— BEGIN RECORDS FOR THIS TASK —
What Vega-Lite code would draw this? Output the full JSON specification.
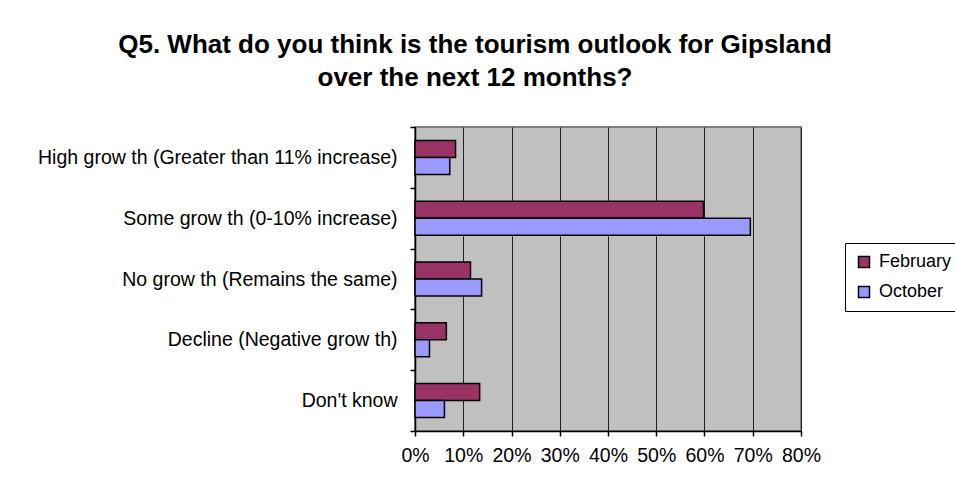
{
  "$schema": "https://vega.github.io/schema/vega-lite/v6.json",
  "autosize": {"type": "none"},
  "padding": {"left": 415, "top": 127, "right": 154, "bottom": 63},
  "width": 386,
  "height": 304,
  "background": "white",
  "title": {
    "text": ["Q5. What do you think is the tourism outlook for Gipsland", "over the next 12 months?"],
    "font": "Liberation Sans",
    "fontSize": 26,
    "fontWeight": "bold",
    "color": "black",
    "anchor": "middle",
    "frame": "group",
    "dx": -133,
    "offset": 26,
    "lineHeight": 33
  },
  "data": {
    "values": [
      {"category": "High grow th (Greater than 11% increase)", "period": "February", "value": 0.084},
      {"category": "High grow th (Greater than 11% increase)", "period": "October", "value": 0.072},
      {"category": "Some grow th (0-10% increase)", "period": "February", "value": 0.598},
      {"category": "Some grow th (0-10% increase)", "period": "October", "value": 0.695},
      {"category": "No grow th (Remains the same)", "period": "February", "value": 0.115},
      {"category": "No grow th (Remains the same)", "period": "October", "value": 0.138},
      {"category": "Decline (Negative grow th)", "period": "February", "value": 0.065},
      {"category": "Decline (Negative grow th)", "period": "October", "value": 0.030},
      {"category": "Don't know", "period": "February", "value": 0.134},
      {"category": "Don't know", "period": "October", "value": 0.061}
    ]
  },
  "mark": {"type": "bar", "stroke": "black", "strokeWidth": 1.5},
  "encoding": {
    "y": {
      "field": "category",
      "type": "nominal",
      "sort": null,
      "scale": {"paddingInner": 0, "paddingOuter": 0},
      "axis": {
        "title": null,
        "tickBand": "extent",
        "tickSize": 5,
        "tickColor": "black",
        "domainColor": "black",
        "labelFont": "Liberation Sans",
        "labelFontSize": 19.5,
        "labelColor": "black",
        "labelPadding": 13,
        "labelLimit": 420,
        "grid": false
      }
    },
    "yOffset": {
      "field": "period",
      "type": "nominal",
      "sort": ["February", "October"],
      "scale": {"paddingInner": 0, "paddingOuter": 0.79}
    },
    "x": {
      "field": "value",
      "type": "quantitative",
      "scale": {"domain": [0, 0.8], "nice": false},
      "axis": {
        "title": null,
        "format": ".0%",
        "values": [0, 0.1, 0.2, 0.3, 0.4, 0.5, 0.6, 0.7, 0.8],
        "labelOverlap": false,
        "labelFlush": false,
        "tickSize": 5,
        "tickColor": "black",
        "domainColor": "black",
        "labelFont": "Liberation Sans",
        "labelFontSize": 19.5,
        "labelColor": "black",
        "labelPadding": 10,
        "grid": true,
        "gridColor": "#222222",
        "gridOpacity": 1,
        "gridWidth": 1
      }
    },
    "color": {
      "field": "period",
      "type": "nominal",
      "sort": ["February", "October"],
      "scale": {"domain": ["February", "October"], "range": ["#993366", "#9999FF"]},
      "legend": {
        "title": null,
        "orient": "none",
        "legendX": 430,
        "legendY": 116,
        "strokeColor": "black",
        "fillColor": "white",
        "padding": 10,
        "symbolType": "square",
        "symbolSize": 121,
        "symbolStrokeColor": "black",
        "symbolStrokeWidth": 1.5,
        "symbolOpacity": 1,
        "labelFont": "Liberation Sans",
        "labelFontSize": 18,
        "labelColor": "black",
        "labelOffset": 6,
        "rowPadding": 12
      }
    }
  },
  "config": {
    "view": {"fill": "#C0C0C0", "stroke": "#808080", "strokeWidth": 2},
    "axis": {"domainWidth": 1.5, "tickWidth": 1.5}
  }
}
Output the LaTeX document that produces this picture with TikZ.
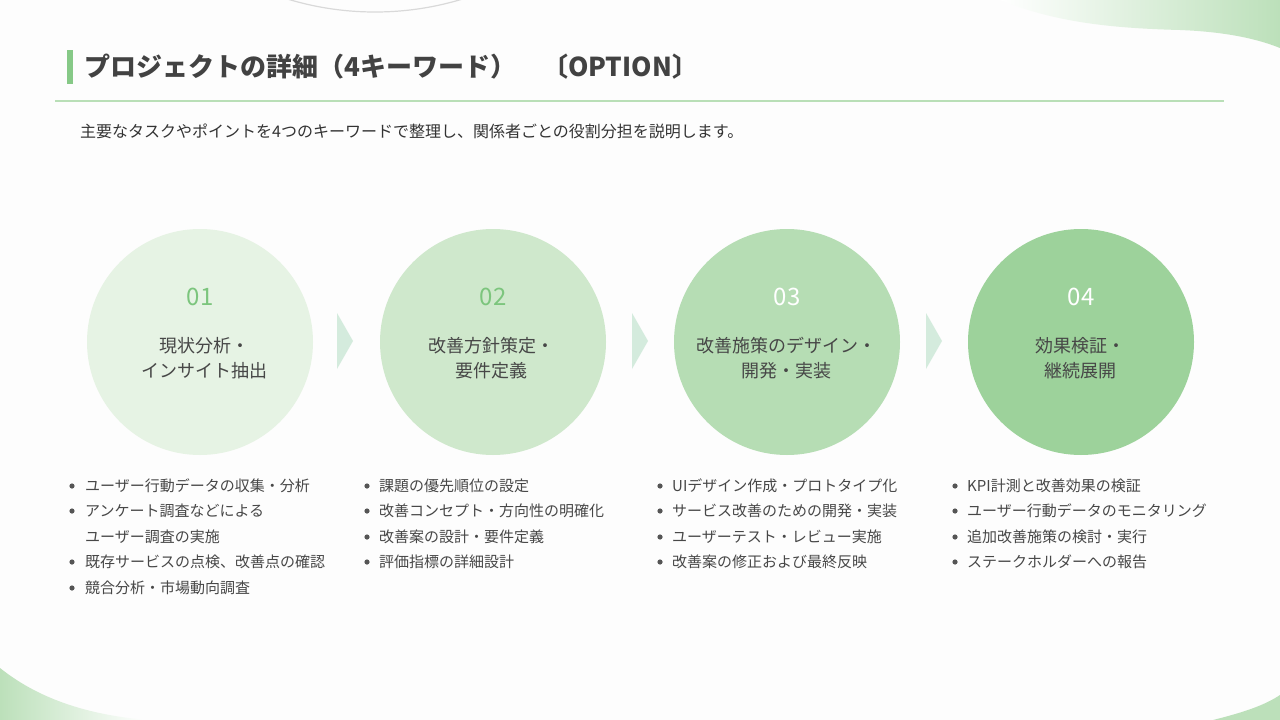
\documentclass[tikz,border=0pt]{standalone}
\usepackage{fontspec}
\setmainfont{Noto Sans CJK JP}
\usepackage{tikz}
\usetikzlibrary{shapes.geometric}

\definecolor{pageWhite}{HTML}{FDFDFD}
\definecolor{blobGreen}{HTML}{BCE0BA}
\definecolor{barGreen}{HTML}{86C987}
\definecolor{ruleGreen}{HTML}{B9DFB7}
\definecolor{titleGray}{HTML}{424242}
\definecolor{textGray}{HTML}{333333}
\definecolor{itemGray}{HTML}{474747}
\definecolor{dotGray}{HTML}{555555}
\definecolor{phaseA}{HTML}{E6F3E4}
\definecolor{phaseB}{HTML}{CFE8CC}
\definecolor{phaseC}{HTML}{B6DDB4}
\definecolor{phaseD}{HTML}{9DD29B}
\definecolor{numGreen}{HTML}{7CC57D}
\definecolor{chevGreen}{HTML}{D4EBDD}

\begin{document}
\begin{tikzpicture}[x=1pt,y=-1pt,
    title/.style={anchor=west,inner sep=0pt,text=titleGray,font=\fontsize{26}{30}\selectfont\bfseries},
    phase/.style={circle,minimum size=226pt,inner sep=0pt},
    num/.style={inner sep=0pt,font=\fontsize{24}{28}\selectfont},
    phaselabel/.style={align=center,inner sep=0pt,text=itemGray,font=\fontsize{18}{25}\selectfont},
    item/.style={anchor=west,inner sep=0pt,text=itemGray,font=\fontsize{15}{18}\selectfont}]
\useasboundingbox (0,0) rectangle (1280,720);
\fill[pageWhite] (0,0) rectangle (1280,720);

% background corners
\shade[left color=white,right color=blobGreen] (1000,0) .. controls (1050,20) and (1100,28) .. (1180,30)
    .. controls (1230,32) and (1260,40) .. (1280,48) -- (1280,0) -- cycle;
\shade[left color=blobGreen,right color=white] (0,668) .. controls (40,700) and (90,715) .. (147,720) -- (0,720) -- cycle;
\fill[blobGreen] (1213,720) .. controls (1245,712) and (1265,705) .. (1280,695) -- (1280,720) -- cycle;
\begin{scope}
    \clip (0,0) rectangle (1280,720);
    \draw[gray!30,line width=1.2pt] (375,-288) circle (300);
\end{scope}

% heading
\fill[barGreen] (67,50) rectangle (73,84);
\node[title] (T) at (84,67) {プロジェクトの詳細（4キーワード）\hspace{1em}〔OPTION〕};
\draw[ruleGreen,line width=1.6pt] (55,101) -- (1224,101);
\node[anchor=west,inner sep=0pt,text=textGray,font=\fontsize{16}{18}\selectfont] (S) at (80,131)
    {主要なタスクやポイントを4つのキーワードで整理し、関係者ごとの役割分担を説明します。};

\begin{scope}
    \node[phase,fill=phaseA] (P1) at (200,342) {};
    \node[phase,fill=phaseB] (P2) at (493,342) {};
    \node[phase,fill=phaseC] (P3) at (787,342) {};
    \node[phase,fill=phaseD] (P4) at (1081,342) {};

    \node[num,text=numGreen] (N1) at (200,297) {01};
    \node[num,text=numGreen] (N2) at (493,297) {02};
    \node[num,text=white] (N3) at (787,297) {03};
    \node[num,text=white] (N4) at (1081,297) {04};

    \node[phaselabel] (L1) at (204,358) {現状分析・\\インサイト抽出};
    \node[phaselabel] (L2) at (491,358) {改善方針策定・\\要件定義};
    \node[phaselabel] (L3) at (786,358) {改善施策のデザイン・\\開発・実装};
    \node[phaselabel] (L4) at (1080,358) {効果検証・\\継続展開};
\end{scope}

\fill[chevGreen] (337,313) -- (353,341) -- (337,369) -- cycle;
\fill[chevGreen] (632,313) -- (648,341) -- (632,369) -- cycle;
\fill[chevGreen] (926,313) -- (942,341) -- (926,369) -- cycle;

\begin{scope}
    \node[item] (I11) at (85,486) {ユーザー行動データの収集・分析};
    \node[item] (I12) at (85,511) {アンケート調査などによる};
    \node[item] (I13) at (85,537) {ユーザー調査の実施};
    \node[item] (I14) at (85,562) {既存サービスの点検、改善点の確認};
    \node[item] (I15) at (85,588) {競合分析・市場動向調査};

    \node[item] (I21) at (379,486) {課題の優先順位の設定};
    \node[item] (I22) at (379,511) {改善コンセプト・方向性の明確化};
    \node[item] (I23) at (379,537) {改善案の設計・要件定義};
    \node[item] (I24) at (379,562) {評価指標の詳細設計};

    \node[item] (I31) at (672,486) {UIデザイン作成・プロトタイプ化};
    \node[item] (I32) at (672,511) {サービス改善のための開発・実装};
    \node[item] (I33) at (672,537) {ユーザーテスト・レビュー実施};
    \node[item] (I34) at (672,562) {改善案の修正および最終反映};

    \node[item] (I41) at (967,486) {KPI計測と改善効果の検証};
    \node[item] (I42) at (967,511) {ユーザー行動データのモニタリング};
    \node[item] (I43) at (967,537) {追加改善施策の検討・実行};
    \node[item] (I44) at (967,562) {ステークホルダーへの報告};
\end{scope}

\begin{scope}[dotGray]
    \fill (72,486) circle (2.6);
    \fill (72,511) circle (2.6);
    \fill (72,562) circle (2.6);
    \fill (72,588) circle (2.6);
    \fill (367,486) circle (2.6);
    \fill (367,511) circle (2.6);
    \fill (367,537) circle (2.6);
    \fill (367,562) circle (2.6);
    \fill (660,486) circle (2.6);
    \fill (660,511) circle (2.6);
    \fill (660,537) circle (2.6);
    \fill (660,562) circle (2.6);
    \fill (955,486) circle (2.6);
    \fill (955,511) circle (2.6);
    \fill (955,537) circle (2.6);
    \fill (955,562) circle (2.6);
\end{scope}
\end{tikzpicture}
\end{document}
— END RECORDS FOR THIS TASK —
## DESCRIPTION OF THE TASK
Report how many lines of the records above contain the word "Output", giving only the number.

## SOLVED EXERCISE
2